The Backyard Egg Farmer

Backyard chicken rancher Trathen Heckman. (photos by Chris Hardy)

Trathen Heckman has turned his 6,200-square-foot lot in suburban Petaluma into an educational model for how to grow your own food. The bounty ranges from 500 to 1,000 pounds a year, and he uses less water than a lawn would take.

Heckman’s small flock of backyard chickens, housed in a recycled chicken coop and automatically watered by a rainwater catchment system, plays an integral role by supplying fertilizer, pest control, soil aeration and eggs to the plot.

“The chickens eat bugs and worms in the garden, and they make manure that we use to make compost,” he said. “We compost our food waste, but it’s better to feed it to our chickens, because we get high-quality protein in return.”

Heckman is the founder and executive director of Daily Acts in Petaluma (dailyacts.org), a nonprofit that promotes sustainability by planting edible landscapes aimed at nurturing practical skills and community resilience. The organization offers all kinds of workshops and educational events, including a Backyard Feather Revolution Tour of various local chicken coops. The tours are an ideal way for potential backyard chicken owners to learn how to get started.

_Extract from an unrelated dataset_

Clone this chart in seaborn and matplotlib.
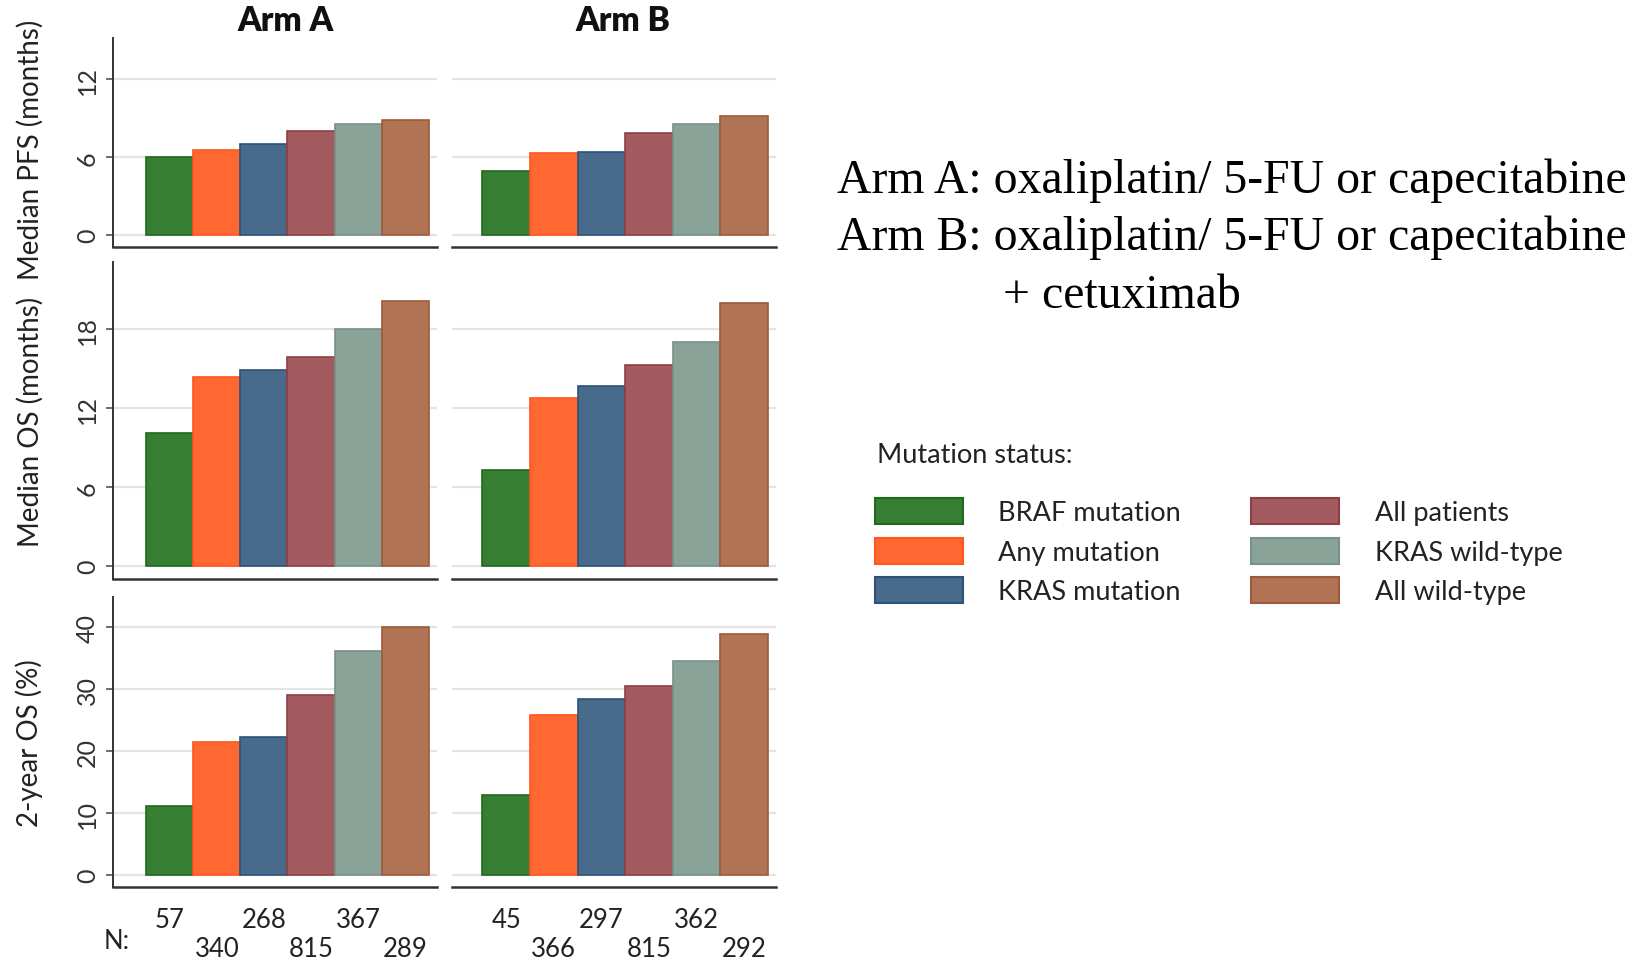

“We show the power of having a landscape that uses 80 percent less resources, grows food and makes protein,” he said. “We look at how it all fits together: the chickens and bees, the plants and soil, the graywater and rainwater, and the human stewards.”

After moving to his west Petaluma neighborhood in 2007, Heckman set about adding beehives and several rainwater catchment systems, along with a simple chicken coop he inherited from the Post Carbon Institute, a Santa Rosa-based nonprofit dedicated to environmental sustainability.

“We built the fence and the gate,” he said of the chicken enclosure. “Then we installed the rainwater system (to automatically provide water for the chickens).”

In addition to fresh eggs, the chickens offer an infinite source of entertainment for his 3-year-old daughter, Ella, and her friends.

“They provide eggs for Easter egg hunts,” he said. “She goes out and gets the eggs, and the kids try to pick the chickens up and pet them.”

When they’re not making their own mayonnaise or digging into an egg dish with hot sauce, Heckman and his wife, Mary, share their backyard eggs with their neighbors, in order to get them excited about raising their own chickens.
“They are so low-maintenance,” he said. “It’s super easy.”